Mientras Coll aboga por la expresión del concepto en su estado pre-lingüístico y Cervantes se encarga de transcribir algunos de sus ejercicios reductivos en La caza del relámpago, Sergio Sandoval y Tomás Linden, el sueco de Patanemo que “escribía el español con dieciocho vocales en la cabeza”, se encargan de resaltar, con mayor o menor éxito, las posibilidades artísticas de formas clásicas como la copla y el soneto respectivamente, en tanto que Eduardo Polo incursiona el mundo de la narrativa infantil con su Chamario, publicado en 2004. Así, pues, la invención de un círculo intelectual alternativo permite a Montejo desarrollar una propuesta adicional con la que logra adentrarse en géneros diversos para complementar su poética sin comprometer la coherencia de su oferta.

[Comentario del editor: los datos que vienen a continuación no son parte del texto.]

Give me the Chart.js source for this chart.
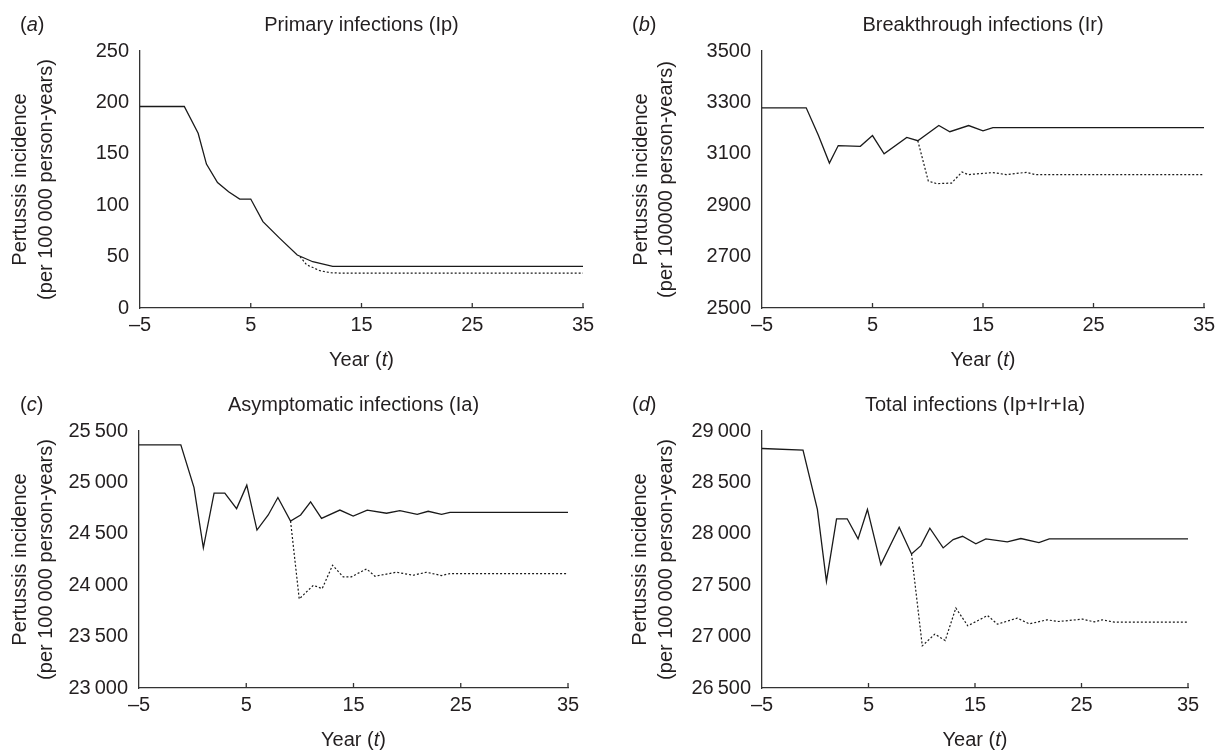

Admirador de guijarros, cantor de piedras, poeta de ciudades, de la Caracas suya, de la Ítaca de todos, de una Lisboa con su propio Ulises, Eugenio Montejo fue un gran señor, y no tan solo de la literatura. Ganador del Premio Nacional de Literatura en 1998 y del prestigioso Premio Internacional Octavio Paz de Poesía y Ensayo en 2004, siempre mantuvo un bajo perfil, caracterizado por una humildad acorde con sus principios. En una ocasión tuve la fortuna de intercambiar correspondencia con el gran maestro, en vista de una ocurrencia literaria propia basada en La caza del relámpago de Lino Cervantes. La generosidad, cortesía y dignidad que en aquella ocasión mostrara aquel gigante hacia quien, al fin y al cabo, no era más que un desconocido, opacó el grado de erudición de su comentario durante un corto intercambio de opiniones literarias. Su agradecimiento escrito sigue siendo el único halago que he recibido que considero honesto y su enseñanza continúa surcando cauces nuevos. Su recuerdo tardará mucho más que tres meses en borrarse, como también lo hará el curioso sentimiento de ausencia que sobreviene a la pérdida de una figura ejemplar. Nunca sabremos por qué son siempre los buenos los que parten primero pero en el vil intento de conseguir consuelo al atribuir responsabilidades tal vez convenga adoptar la postura de Montejo y culpar de todo a la nieve, a su ausencia, ella y los abrigos que nunca descolgamos.